Всеми этими словами, взятыми с французского, конечно пользоваться можно даже в стихах (и горшие дерзости дозволены поэту), но — в известном контексте, когда они необходимы и не портят лирического звучания; нельзя их считать равноправными другим русским словам, органически связанным со всем строем русской речи (в том числе и словам иностранного корня, — их столько! — уже вошедшим в наш язык по праву литературной давности, напр, «поэзия», «музыка»). Анненский подчас ранит ухо своими галлицизмами, из какого-то непонятного озорства, из предвзятого франкоманства.
И в то же время он был пуристом стихотворного звука. Форме в поэзии придавал значение первенствующее и больше всего ценил похвалы, направленные на его формальные удачи. В строке он помногу раз менял слова, дабы заменить слог с открытой гласной слогом с глухой или наоборот. И в своей стихотворной критике настаивал на этих а, у, и , в которых таилась для него магия выразительности.
Сколько раз с какой-то завистью говорил он мне о выработанности французами звукочередования в стихах, да и в прозе. Доходил до мелочей. Например, возмущался русской небрежностью в выборе имени при крещении. Как это его, Анненского, нарекли Иннокентием? Варварски звучит: Иннокентий Анненский ! У французов всегда: Поль Верлэн, Шарль Бодлэр, Виктор Гюго и т. д. А тут — удивительная нечеткость слуха:
— «У вас, Сергей Маковский , хоть ей-ий , а у меня — ий-ий .
Анализируя чье-нибудь стихотворение, он особенное внимание обращал на буквенное звучание слов. Например, говоря о «Тихой колыбельной» Федора Сологуба, замечает: «Помните вы эту «Тихую колыбельную»? — Вся из хореев, усеченных на конце нежно открытой рифмой. На ли, ю, ду, на и динькающей — день — тень, сон — лен или узкой шепотной — свет — нет .
Сколько в этой элегии чего-то истомленного, придушенного, еле-шепчущего, жутко-невыразимо-лунного:
— Сон, ты где был? За горой.
Что ты видел? Лунный свет.
— С кем ты был? С моей сестрой.
— А сестра пришла к нам? — Нет.
Я тихохонько пою
Баю-баюшки-баю…
Или после цитаты известной Сологубовской строфы:
Упала белая рубаха
И предо мной обнажена,
Дрожа от страсти и от страха,
Стоит она…
Анненский убеждает: «Только вы не разбирайте здесь слов.

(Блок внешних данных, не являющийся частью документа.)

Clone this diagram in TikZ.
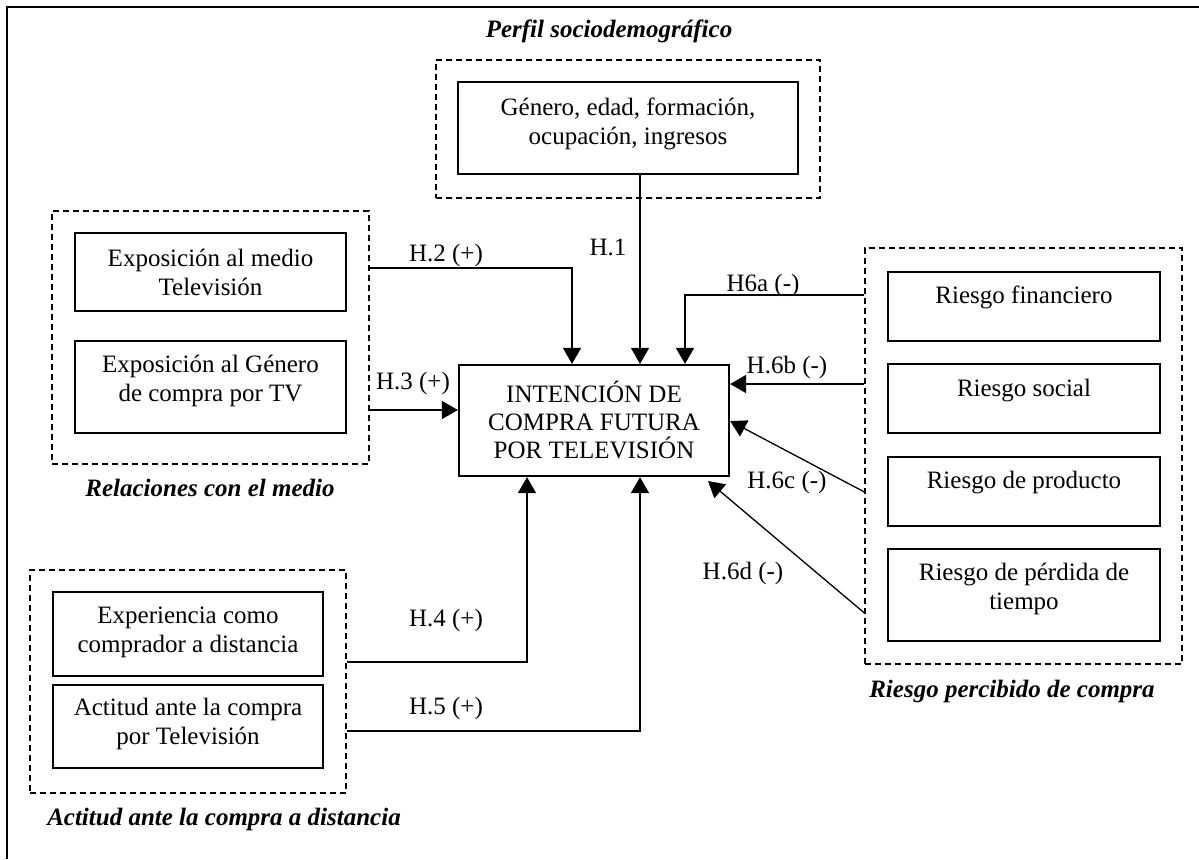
\documentclass[tikz,border=0pt]{standalone}
\usepackage{fontspec}
\setmainfont{Liberation Serif}
\usetikzlibrary{arrows.meta}
\begin{document}
\begin{tikzpicture}[x=0.5pt,y=-0.5pt,
  box/.style={draw,line width=1.1pt,inner sep=0pt},
  grp/.style={draw,line width=0.6pt,dash pattern=on 3pt off 2pt,inner sep=0pt},
  txt/.style={align=center,inner sep=0pt,font=\fontsize{12.5}{14.3}\selectfont},
  lbl/.style={inner sep=0pt,font=\fontsize{12.5}{14.3}\selectfont\bfseries\itshape},
  hyp/.style={inner sep=0pt,font=\fontsize{12.5}{14.3}\selectfont},
  conn/.style={line width=0.65pt,-{Triangle[length=8pt,width=9pt]}}]
\useasboundingbox (0,0) rectangle (1199,859);
% outer frame
\draw[line width=1pt] (7,859) -- (7,7) -- (1199,7);

% groups
\node[grp,minimum width=192pt,minimum height=69pt] (g1) at (628,129) {};
\node[grp,minimum width=158.5pt,minimum height=126.5pt] (g2) at (210.5,337.5) {};
\node[grp,minimum width=158pt,minimum height=111.5pt] (g3) at (188,681.5) {};
\node[grp,minimum width=158.5pt,minimum height=208pt] (g4) at (1023.5,456) {};

% group labels
\node[lbl] (l1) at (609,31) {Perfil sociodemográfico};
\node[lbl] (l2) at (210,488) {Relaciones con el medio};
\node[lbl] (l3) at (224,819) {Actitud ante la compra a distancia};
\node[lbl] (l4) at (1012,691) {Riesgo percibido de compra};

% boxes
\node[box,minimum width=170pt,minimum height=46pt] (genero) at (628,128) {};
\node[txt] (tgenero) at (628,124) {Género, edad, formación,\\ocupación, ingresos};

\node[box,minimum width=135.5pt,minimum height=39pt] (medio) at (210.5,272) {};
\node[txt] (tmedio) at (210.5,272.5) {Exposición al medio\\Televisión};

\node[box,minimum width=135.5pt,minimum height=46pt] (gen) at (210.5,387) {};
\node[txt] (tgen) at (210.5,381) {Exposición al Género\\de compra por TV};

\node[box,minimum width=135pt,minimum height=55.5pt] (central) at (594,420.5) {};
\node[txt,font=\fontsize{12.5}{13.8}\selectfont] (tcentral) at (594,420) {INTENCIÓN DE\\COMPRA FUTURA\\POR TELEVISIÓN};

\node[box,minimum width=135pt,minimum height=42pt] (exp) at (188,634) {};
\node[txt] (texp) at (188,632.5) {Experiencia como\\comprador a distancia};

\node[box,minimum width=135pt,minimum height=41.5pt] (act) at (188,726.5) {};
\node[txt] (tact) at (188,724) {Actitud ante la compra\\por Televisión};

\node[box,minimum width=136pt,minimum height=34.5pt] (fin) at (1024,306.5) {};
\node[txt] (tfin) at (1024,297.5) {Riesgo financiero};

\node[box,minimum width=136pt,minimum height=34.5pt] (soc) at (1024,398.5) {};
\node[txt] (tsoc) at (1024,390.5) {Riesgo social};

\node[box,minimum width=136pt,minimum height=34.5pt] (prod) at (1024,491.5) {};
\node[txt] (tprod) at (1024,482.5) {Riesgo de producto};

\node[box,minimum width=136pt,minimum height=46pt] (tiempo) at (1024,595) {};
\node[txt] (ttiempo) at (1024,589) {Riesgo de pérdida de\\tiempo};

% connectors
\coordinate (h6dtip) at (708,481);
\draw[conn] (genero.south -| 640,0) -- (central.north -| 640,0);
\draw[conn] (g2.east |- 0,268) -| (central.north -| 572,0);
\draw[conn] (g2.east |- 0,410) -- (central.west |- 0,410);
\draw[conn] (g3.east |- 0,662) -| (central.south -| 527,0);
\draw[conn] (g3.east |- 0,731) -| (central.south -| 640,0);
\draw[conn] (g4.west |- 0,295) -| (central.north -| 685,0);
\draw[conn] (g4.west |- 0,384) -- (central.east |- 0,384);
\draw[conn] (g4.west |- 0,492) -- (central.east |- 0,421);
\draw[conn] (g4.west |- 0,613) -- (h6dtip);

% hypothesis labels
\node[hyp] (h1) at (608,247) {H.1};
\node[hyp] (h2) at (446,255) {H.2 (+)};
\node[hyp] (h3) at (413,383) {H.3 (+)};
\node[hyp] (h4) at (446,620) {H.4 (+)};
\node[hyp] (h5) at (446,708) {H.5 (+)};
\node[hyp] (h6a) at (763,285) {H6a (-)};
\node[hyp] (h6b) at (787,367) {H.6b (-)};
\node[hyp] (h6c) at (787,482) {H.6c (-)};
\node[hyp] (h6d) at (743,573) {H.6d (-)};
\end{tikzpicture}
\end{document}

Я боюсь даже, что вы найдете их банальными. — А вот лучше сосчитайте-ка, сколько здесь а и полу-а — посмотрите, как человек воздуху набирает от того, что увидел , как у ведьмы упала белая рубаха? Кто разберет, где тут соблазн? где бессилие? где ужас?».
Потому-то поздняя французская поэзия и была его любимейшей. Он раз навсегда очаровался ее изысканным благозвучием, аллитерациями, ассонансами, верлэновской «de la musique avant toute chose», строфой Сюлли Прюдома (в его изумительном переводе):
Над гаснущим в томительном бреду
Не надо слов, — их гул нестроен.
Немного музыки — и тихо я уйду
Туда, где человек спокоен.
Кажется, он один, из русских поэтов, разбирался безупречно во всех тонкостях французского силлабо-тонического строя. Он говорил мне, как знаток, свои соображения об александрийском стихе, об истории цезуры в нем и о тайнах его ритма у разных авторов — соображения, никому не приходившие тогда в голову (высказанные только лет тридцать спустя Морисом Граммовом).
Однако франкоманство не мешало Анненскому пользоваться словарем чисто-народной речи, прозаизмами и словечками разговорными, уменьшительными и бытовыми, отдающими некрасовским колоритом: ишь-ты, ну-ка, где-уж и т. д. Сочетанием иностранных заимствований с простонародными оборотами он особенно дорожил, и как характерно это для всего склада его личности, пронизанной средиземноморской культурой и, вместе, такой до предела русской!